## What you have to do
Reproduce every entry that follows word for word, but omit the images.

## Material for the task

** begin **

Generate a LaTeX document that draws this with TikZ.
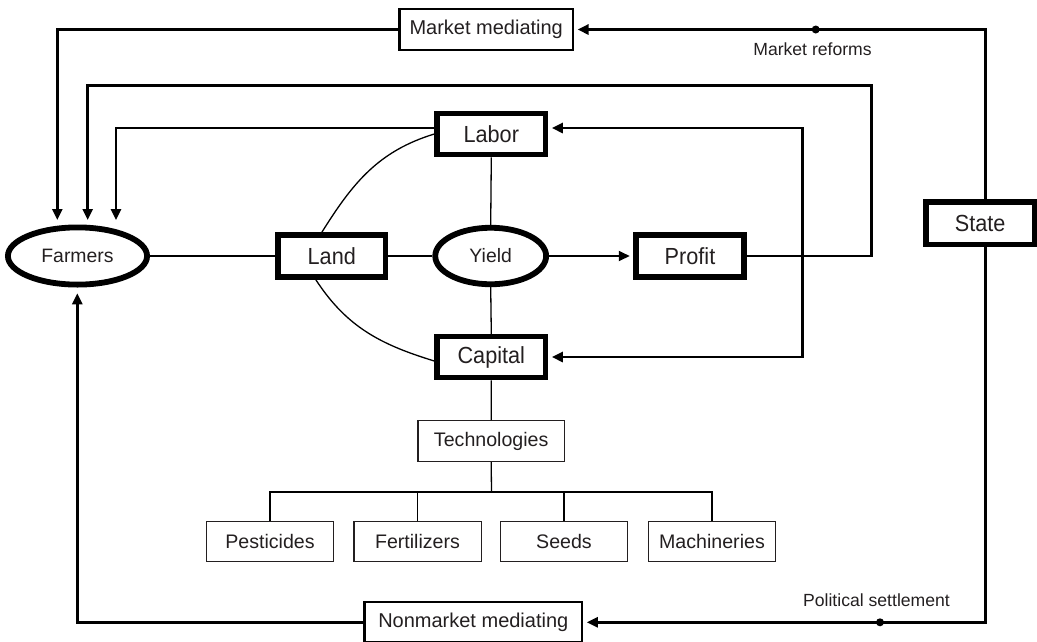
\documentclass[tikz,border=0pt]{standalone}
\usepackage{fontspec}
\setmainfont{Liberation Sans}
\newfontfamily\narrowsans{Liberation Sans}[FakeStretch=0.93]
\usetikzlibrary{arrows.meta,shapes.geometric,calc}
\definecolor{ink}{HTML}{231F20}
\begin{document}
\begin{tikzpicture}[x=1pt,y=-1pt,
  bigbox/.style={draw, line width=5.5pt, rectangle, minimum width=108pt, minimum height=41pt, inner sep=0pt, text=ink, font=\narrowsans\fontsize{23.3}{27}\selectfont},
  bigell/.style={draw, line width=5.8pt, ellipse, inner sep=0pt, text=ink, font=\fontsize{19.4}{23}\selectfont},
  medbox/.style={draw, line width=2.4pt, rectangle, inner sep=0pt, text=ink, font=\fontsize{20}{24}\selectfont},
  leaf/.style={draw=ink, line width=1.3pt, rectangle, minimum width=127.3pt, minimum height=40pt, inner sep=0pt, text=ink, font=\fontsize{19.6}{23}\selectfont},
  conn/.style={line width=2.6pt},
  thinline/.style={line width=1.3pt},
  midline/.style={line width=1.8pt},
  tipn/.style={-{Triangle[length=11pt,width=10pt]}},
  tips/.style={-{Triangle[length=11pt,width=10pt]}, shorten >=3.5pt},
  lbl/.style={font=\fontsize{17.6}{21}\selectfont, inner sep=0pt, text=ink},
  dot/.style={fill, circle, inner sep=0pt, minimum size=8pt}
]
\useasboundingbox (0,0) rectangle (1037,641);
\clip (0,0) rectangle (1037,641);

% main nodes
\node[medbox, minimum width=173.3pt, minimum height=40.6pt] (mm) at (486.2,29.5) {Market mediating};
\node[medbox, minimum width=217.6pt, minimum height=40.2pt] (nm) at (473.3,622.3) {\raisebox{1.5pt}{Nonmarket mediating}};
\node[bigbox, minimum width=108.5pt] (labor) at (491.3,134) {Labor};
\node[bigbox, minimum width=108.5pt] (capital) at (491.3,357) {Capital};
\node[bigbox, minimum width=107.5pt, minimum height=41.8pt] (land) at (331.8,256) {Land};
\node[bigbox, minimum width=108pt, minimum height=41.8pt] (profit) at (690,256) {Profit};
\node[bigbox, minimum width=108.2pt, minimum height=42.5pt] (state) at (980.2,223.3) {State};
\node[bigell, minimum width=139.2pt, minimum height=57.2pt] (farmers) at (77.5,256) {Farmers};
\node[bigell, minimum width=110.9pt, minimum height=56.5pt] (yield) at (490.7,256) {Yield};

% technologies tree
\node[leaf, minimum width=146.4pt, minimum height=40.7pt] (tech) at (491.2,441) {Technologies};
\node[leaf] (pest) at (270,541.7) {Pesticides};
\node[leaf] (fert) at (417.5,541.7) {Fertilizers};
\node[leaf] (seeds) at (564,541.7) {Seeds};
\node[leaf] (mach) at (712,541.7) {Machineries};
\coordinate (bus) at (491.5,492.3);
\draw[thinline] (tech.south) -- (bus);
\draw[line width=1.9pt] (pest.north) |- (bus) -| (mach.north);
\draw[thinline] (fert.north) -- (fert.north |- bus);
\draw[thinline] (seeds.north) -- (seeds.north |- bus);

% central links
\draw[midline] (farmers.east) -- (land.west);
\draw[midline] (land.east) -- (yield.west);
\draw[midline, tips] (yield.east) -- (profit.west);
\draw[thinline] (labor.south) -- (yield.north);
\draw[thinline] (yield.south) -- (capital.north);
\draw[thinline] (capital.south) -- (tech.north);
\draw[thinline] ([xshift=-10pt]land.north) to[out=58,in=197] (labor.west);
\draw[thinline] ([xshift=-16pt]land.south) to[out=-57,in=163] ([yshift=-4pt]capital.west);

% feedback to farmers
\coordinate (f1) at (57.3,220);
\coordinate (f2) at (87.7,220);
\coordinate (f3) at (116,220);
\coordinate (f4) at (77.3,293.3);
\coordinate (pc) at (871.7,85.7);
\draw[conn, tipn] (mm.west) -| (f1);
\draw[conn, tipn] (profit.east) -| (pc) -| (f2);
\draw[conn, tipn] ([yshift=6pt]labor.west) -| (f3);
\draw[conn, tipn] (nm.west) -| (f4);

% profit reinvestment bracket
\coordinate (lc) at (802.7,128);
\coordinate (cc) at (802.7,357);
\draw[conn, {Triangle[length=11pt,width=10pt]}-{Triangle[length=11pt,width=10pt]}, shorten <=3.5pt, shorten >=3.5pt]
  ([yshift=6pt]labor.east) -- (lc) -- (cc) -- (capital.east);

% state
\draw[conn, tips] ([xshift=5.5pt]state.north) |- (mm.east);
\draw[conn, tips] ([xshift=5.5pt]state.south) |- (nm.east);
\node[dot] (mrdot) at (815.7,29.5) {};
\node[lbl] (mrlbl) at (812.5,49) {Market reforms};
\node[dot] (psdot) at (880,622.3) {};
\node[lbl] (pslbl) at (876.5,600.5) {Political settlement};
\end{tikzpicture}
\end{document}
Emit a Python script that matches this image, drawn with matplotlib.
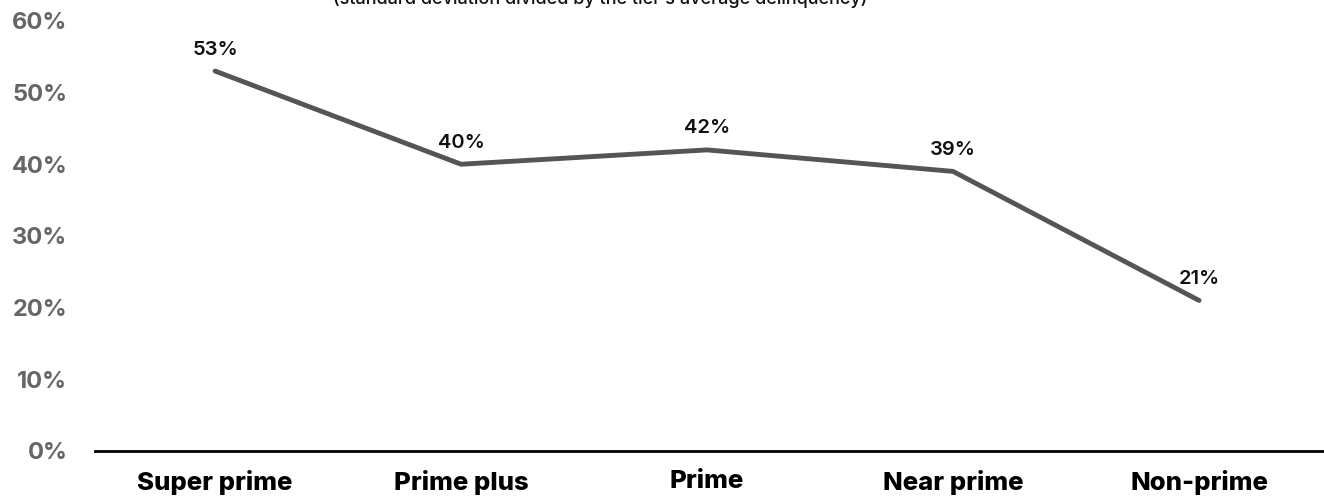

** end **

## The completed task
Generate a LaTeX document that draws this with TikZ.
\documentclass[tikz,border=0pt]{standalone}
\usepackage{fontspec}
\setmainfont{Liberation Sans}
\newfontfamily\narrowsans{Liberation Sans}[FakeStretch=0.93]
\usetikzlibrary{arrows.meta,shapes.geometric,calc}
\definecolor{ink}{HTML}{231F20}
\begin{document}
\begin{tikzpicture}[x=1pt,y=-1pt,
  bigbox/.style={draw, line width=5.5pt, rectangle, minimum width=108pt, minimum height=41pt, inner sep=0pt, text=ink, font=\narrowsans\fontsize{23.3}{27}\selectfont},
  bigell/.style={draw, line width=5.8pt, ellipse, inner sep=0pt, text=ink, font=\fontsize{19.4}{23}\selectfont},
  medbox/.style={draw, line width=2.4pt, rectangle, inner sep=0pt, text=ink, font=\fontsize{20}{24}\selectfont},
  leaf/.style={draw=ink, line width=1.3pt, rectangle, minimum width=127.3pt, minimum height=40pt, inner sep=0pt, text=ink, font=\fontsize{19.6}{23}\selectfont},
  conn/.style={line width=2.6pt},
  thinline/.style={line width=1.3pt},
  midline/.style={line width=1.8pt},
  tipn/.style={-{Triangle[length=11pt,width=10pt]}},
  tips/.style={-{Triangle[length=11pt,width=10pt]}, shorten >=3.5pt},
  lbl/.style={font=\fontsize{17.6}{21}\selectfont, inner sep=0pt, text=ink},
  dot/.style={fill, circle, inner sep=0pt, minimum size=8pt}
]
\useasboundingbox (0,0) rectangle (1037,641);
\clip (0,0) rectangle (1037,641);

% main nodes
\node[medbox, minimum width=173.3pt, minimum height=40.6pt] (mm) at (486.2,29.5) {Market mediating};
\node[medbox, minimum width=217.6pt, minimum height=40.2pt] (nm) at (473.3,622.3) {\raisebox{1.5pt}{Nonmarket mediating}};
\node[bigbox, minimum width=108.5pt] (labor) at (491.3,134) {Labor};
\node[bigbox, minimum width=108.5pt] (capital) at (491.3,357) {Capital};
\node[bigbox, minimum width=107.5pt, minimum height=41.8pt] (land) at (331.8,256) {Land};
\node[bigbox, minimum width=108pt, minimum height=41.8pt] (profit) at (690,256) {Profit};
\node[bigbox, minimum width=108.2pt, minimum height=42.5pt] (state) at (980.2,223.3) {State};
\node[bigell, minimum width=139.2pt, minimum height=57.2pt] (farmers) at (77.5,256) {Farmers};
\node[bigell, minimum width=110.9pt, minimum height=56.5pt] (yield) at (490.7,256) {Yield};

% technologies tree
\node[leaf, minimum width=146.4pt, minimum height=40.7pt] (tech) at (491.2,441) {Technologies};
\node[leaf] (pest) at (270,541.7) {Pesticides};
\node[leaf] (fert) at (417.5,541.7) {Fertilizers};
\node[leaf] (seeds) at (564,541.7) {Seeds};
\node[leaf] (mach) at (712,541.7) {Machineries};
\coordinate (bus) at (491.5,492.3);
\draw[thinline] (tech.south) -- (bus);
\draw[line width=1.9pt] (pest.north) |- (bus) -| (mach.north);
\draw[thinline] (fert.north) -- (fert.north |- bus);
\draw[thinline] (seeds.north) -- (seeds.north |- bus);

% central links
\draw[midline] (farmers.east) -- (land.west);
\draw[midline] (land.east) -- (yield.west);
\draw[midline, tips] (yield.east) -- (profit.west);
\draw[thinline] (labor.south) -- (yield.north);
\draw[thinline] (yield.south) -- (capital.north);
\draw[thinline] (capital.south) -- (tech.north);
\draw[thinline] ([xshift=-10pt]land.north) to[out=58,in=197] (labor.west);
\draw[thinline] ([xshift=-16pt]land.south) to[out=-57,in=163] ([yshift=-4pt]capital.west);

% feedback to farmers
\coordinate (f1) at (57.3,220);
\coordinate (f2) at (87.7,220);
\coordinate (f3) at (116,220);
\coordinate (f4) at (77.3,293.3);
\coordinate (pc) at (871.7,85.7);
\draw[conn, tipn] (mm.west) -| (f1);
\draw[conn, tipn] (profit.east) -| (pc) -| (f2);
\draw[conn, tipn] ([yshift=6pt]labor.west) -| (f3);
\draw[conn, tipn] (nm.west) -| (f4);

% profit reinvestment bracket
\coordinate (lc) at (802.7,128);
\coordinate (cc) at (802.7,357);
\draw[conn, {Triangle[length=11pt,width=10pt]}-{Triangle[length=11pt,width=10pt]}, shorten <=3.5pt, shorten >=3.5pt]
  ([yshift=6pt]labor.east) -- (lc) -- (cc) -- (capital.east);

% state
\draw[conn, tips] ([xshift=5.5pt]state.north) |- (mm.east);
\draw[conn, tips] ([xshift=5.5pt]state.south) |- (nm.east);
\node[dot] (mrdot) at (815.7,29.5) {};
\node[lbl] (mrlbl) at (812.5,49) {Market reforms};
\node[dot] (psdot) at (880,622.3) {};
\node[lbl] (pslbl) at (876.5,600.5) {Political settlement};
\end{tikzpicture}
\end{document}
Emit a Python script that matches this image, drawn with matplotlib.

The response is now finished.